Interchange fees are killing your margins.

Traditional payment processors take 2.9-3.5% of every transaction. Plus per-transaction charges. Plus monthly fees. Plus chargeback penalties.

On $100,000 in monthly revenue, you're hemorrhaging $2,500-3,500 per month. That's $30,000-42,000 annually: straight into Visa, Mastercard, and acquiring bank pockets.

Self-custody crypto POS eliminates 97% of those fees.

Here's how.

The Math: Traditional Payment Processors vs.
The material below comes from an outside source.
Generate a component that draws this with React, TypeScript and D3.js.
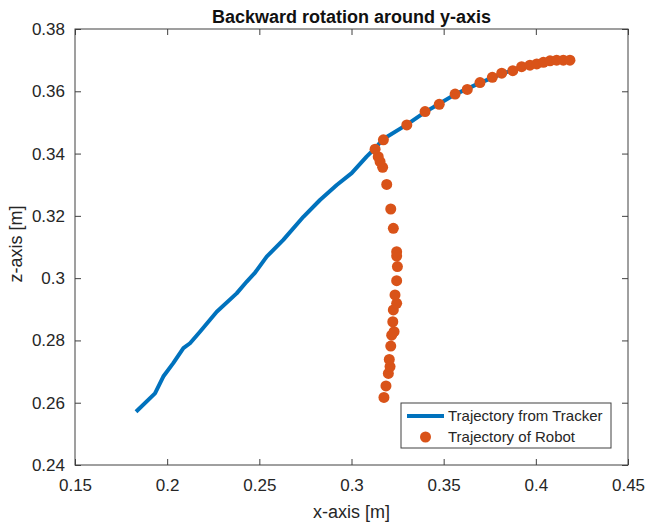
import { useEffect, useRef } from 'react';
import * as d3 from 'd3';

// tracker trajectory (x, z) in metres
const trackerX = [
  0.1831, 0.1934, 0.1979, 0.2033, 0.2088, 0.2124, 0.2178, 0.2269, 0.2377, 0.2432,
  0.2477, 0.2540, 0.2630, 0.2739, 0.2829, 0.2920, 0.3001, 0.3082, 0.3128, 0.3173,
  0.3300, 0.3399, 0.3476, 0.3562, 0.3697, 0.3815, 0.3923, 0.4041, 0.4185,
];
const trackerZ = [
  0.2571, 0.2630, 0.2684, 0.2727, 0.2775, 0.2791, 0.2828, 0.2892, 0.2951, 0.2989,
  0.3018, 0.3069, 0.3123, 0.3197, 0.3251, 0.3299, 0.3337, 0.3390, 0.3417, 0.3447,
  0.3493, 0.3533, 0.3560, 0.3590, 0.3627, 0.3656, 0.3678, 0.3692, 0.3700,
];

// robot trajectory (x, z) in metres
const robotX = [
  0.3176, 0.3187, 0.3200, 0.3209, 0.3205, 0.3213, 0.3218, 0.3231, 0.3224, 0.3227,
  0.3245, 0.3236, 0.3245, 0.3249, 0.3245, 0.3245, 0.3227, 0.3213, 0.3191, 0.3169,
  0.3155, 0.3145, 0.3128, 0.3173, 0.3300, 0.3399, 0.3476, 0.3562, 0.3628, 0.3697,
  0.3764, 0.3815, 0.3875, 0.3923, 0.3968, 0.4005, 0.4041, 0.4077, 0.4113, 0.4149,
  0.4185,
];
const robotZ = [
  0.2617, 0.2654, 0.2694, 0.2716, 0.2739, 0.2782, 0.2817, 0.2828, 0.2860, 0.2898,
  0.2919, 0.2946, 0.2992, 0.3037, 0.3071, 0.3085, 0.3160, 0.3222, 0.3301, 0.3356,
  0.3374, 0.3390, 0.3414, 0.3444, 0.3492, 0.3535, 0.3558, 0.3591, 0.3606, 0.3628,
  0.3645, 0.3658, 0.3666, 0.3679, 0.3684, 0.3688, 0.3693, 0.3698, 0.3700, 0.3700,
  0.3700,
];

const xTicks = [0.15, 0.2, 0.25, 0.3, 0.35, 0.4, 0.45];
const zTicks = [0.24, 0.26, 0.28, 0.3, 0.32, 0.34, 0.36, 0.38];

export default function App() {
  const svgRef = useRef<SVGSVGElement>(null);

  useEffect(() => {
    const svg = d3.select(svgRef.current);
    svg.selectAll('*').remove();

    const width = 646;
    const height = 523;
    const margin = { top: 29, right: 18, bottom: 58, left: 75 };
    const innerWidth = width - margin.left - margin.right;
    const innerHeight = height - margin.top - margin.bottom;
    const font = "'Liberation Sans', Arial, sans-serif";
    const axisColor = '#404040';
    const textColor = '#262626';

    const x = d3.scaleLinear().domain([0.15, 0.45]).range([0, innerWidth]);
    const y = d3.scaleLinear().domain([0.24, 0.38]).range([innerHeight, 0]);

    svg.attr('width', width).attr('height', height);
    svg.append('rect').attr('width', width).attr('height', height).attr('fill', 'white');

    const g = svg.append('g').attr('transform', `translate(${margin.left},${margin.top})`);

    const fmt = (d: number) => String(+d.toFixed(2));

    // axes with inward ticks, mirrored on top/right (box on)
    const styleAxis = (sel: any) => {
      sel.select('.domain').remove();
      sel.selectAll('line').attr('stroke', axisColor);
      sel.selectAll('text')
        .attr('fill', textColor)
        .style('font-family', font)
        .style('font-size', '17px');
    };

    g.append('g')
      .attr('transform', `translate(0,${innerHeight})`)
      .call(d3.axisBottom(x).tickValues(xTicks).tickFormat(fmt as any).tickSizeInner(-6).tickSizeOuter(0).tickPadding(14))
      .call(styleAxis);
    g.append('g')
      .call(d3.axisTop(x).tickValues(xTicks).tickSizeInner(-6).tickSizeOuter(0).tickFormat(() => ''))
      .call(styleAxis);
    g.append('g')
      .call(d3.axisLeft(y).tickValues(zTicks).tickFormat(fmt as any).tickSizeInner(-6).tickSizeOuter(0).tickPadding(10))
      .call(styleAxis);
    g.append('g')
      .attr('transform', `translate(${innerWidth},0)`)
      .call(d3.axisRight(y).tickValues(zTicks).tickSizeInner(-6).tickSizeOuter(0).tickFormat(() => ''))
      .call(styleAxis);

    g.append('rect')
      .attr('width', innerWidth)
      .attr('height', innerHeight)
      .attr('fill', 'none')
      .attr('stroke', axisColor)
      .attr('stroke-width', 1);

    const tracker = trackerX.map((v, i) => [v, trackerZ[i]] as [number, number]);
    const robot = robotX.map((v, i) => [v, robotZ[i]] as [number, number]);

    const line = d3.line<[number, number]>().x(d => x(d[0])).y(d => y(d[1]));

    g.append('path')
      .datum(tracker)
      .attr('d', line)
      .attr('fill', 'none')
      .attr('stroke', '#0072BD')
      .attr('stroke-width', 4)
      .attr('stroke-linejoin', 'round');

    g.selectAll('circle.robot')
      .data(robot)
      .join('circle')
      .attr('class', 'robot')
      .attr('cx', d => x(d[0]))
      .attr('cy', d => y(d[1]))
      .attr('r', 5.5)
      .attr('fill', '#D95319');

    // title and axis labels
    svg.append('text')
      .attr('x', margin.left + innerWidth / 2)
      .attr('y', 23)
      .attr('text-anchor', 'middle')
      .attr('fill', '#111')
      .style('font-family', font)
      .style('font-size', '18px')
      .style('font-weight', 'bold')
      .text('Backward rotation around y-axis');

    svg.append('text')
      .attr('x', margin.left + innerWidth / 2)
      .attr('y', 518)
      .attr('text-anchor', 'middle')
      .attr('fill', textColor)
      .style('font-family', font)
      .style('font-size', '18px')
      .text('x-axis [m]');

    svg.append('text')
      .attr('transform', `translate(22,${margin.top + innerHeight / 2 - 3}) rotate(-90)`)
      .attr('text-anchor', 'middle')
      .attr('fill', textColor)
      .style('font-family', font)
      .style('font-size', '18px')
      .text('z-axis [m]');

    // legend
    const legend = svg.append('g').attr('transform', 'translate(401,403)');
    legend.append('rect')
      .attr('width', 210)
      .attr('height', 45)
      .attr('fill', 'white')
      .attr('stroke', axisColor)
      .attr('stroke-width', 1);
    legend.append('line')
      .attr('x1', 6).attr('x2', 43)
      .attr('y1', 13).attr('y2', 13)
      .attr('stroke', '#0072BD')
      .attr('stroke-width', 4);
    legend.append('circle')
      .attr('cx', 24.5).attr('cy', 34)
      .attr('r', 5.5)
      .attr('fill', '#D95319');
    legend.selectAll('text.item')
      .data(['Trajectory from Tracker', 'Trajectory of Robot'])
      .join('text')
      .attr('class', 'item')
      .attr('x', 47)
      .attr('y', (d, i) => 13 + i * 21)
      .attr('dy', '0.35em')
      .attr('fill', textColor)
      .style('font-family', font)
      .style('font-size', '15px')
      .text(d => d);
  }, []);

  return (
    <svg ref={svgRef} style={{ position: 'absolute', left: 0, top: 0 }}></svg>
  );
}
Crypto Settlement

Traditional payment stack:

  • Card network fees: 1.5-2%

  • Processor markup: 0.5-1%

  • Gateway fees: $0.10-0.30 per transaction

  • International conversion: 3-4% additional

  • Chargeback fees: $15-100 per dispute

  • Settlement delay: 3-5 business days

Self-custody crypto settlement:

  • Gas fees: $0.50-2.00 per transaction (Ethereum)

  • Network fees: $0.01-0.10 per transaction (Layer-2 solutions)

  • No intermediary markup

  • No conversion fees for stablecoin transactions

  • No chargebacks (irreversible settlement)

  • Settlement time: 5-15 minutes

Same $100,000 monthly volume? Your fees drop to $10-100 per month. That's $120-1,200 annually.

Savings: $28,800-40,800 per year.

Traditional payment processor fees consuming merchant revenue vs direct crypto wallet payments reducing costs

How Self-Custody Crypto POS Actually Works

Traditional payment processors create a multi-party transaction chain:

Customer → Card Network → Acquiring Bank → Payment Processor → Your Bank Account

Each intermediary takes a cut. Each adds settlement delay. Each creates a potential failure point.

Self-custody crypto POS simplifies this to:

Customer Wallet → Your Wallet

That's it. Peer-to-peer blockchain settlement. No intermediaries. No rent-seeking middlemen.

You control your funds from the moment of payment.

No 3-5 day holds. No arbitrary fund freezes. No account restrictions because an algorithm flagged your business category as "high risk."

Your crypto. Your wallet. Your control.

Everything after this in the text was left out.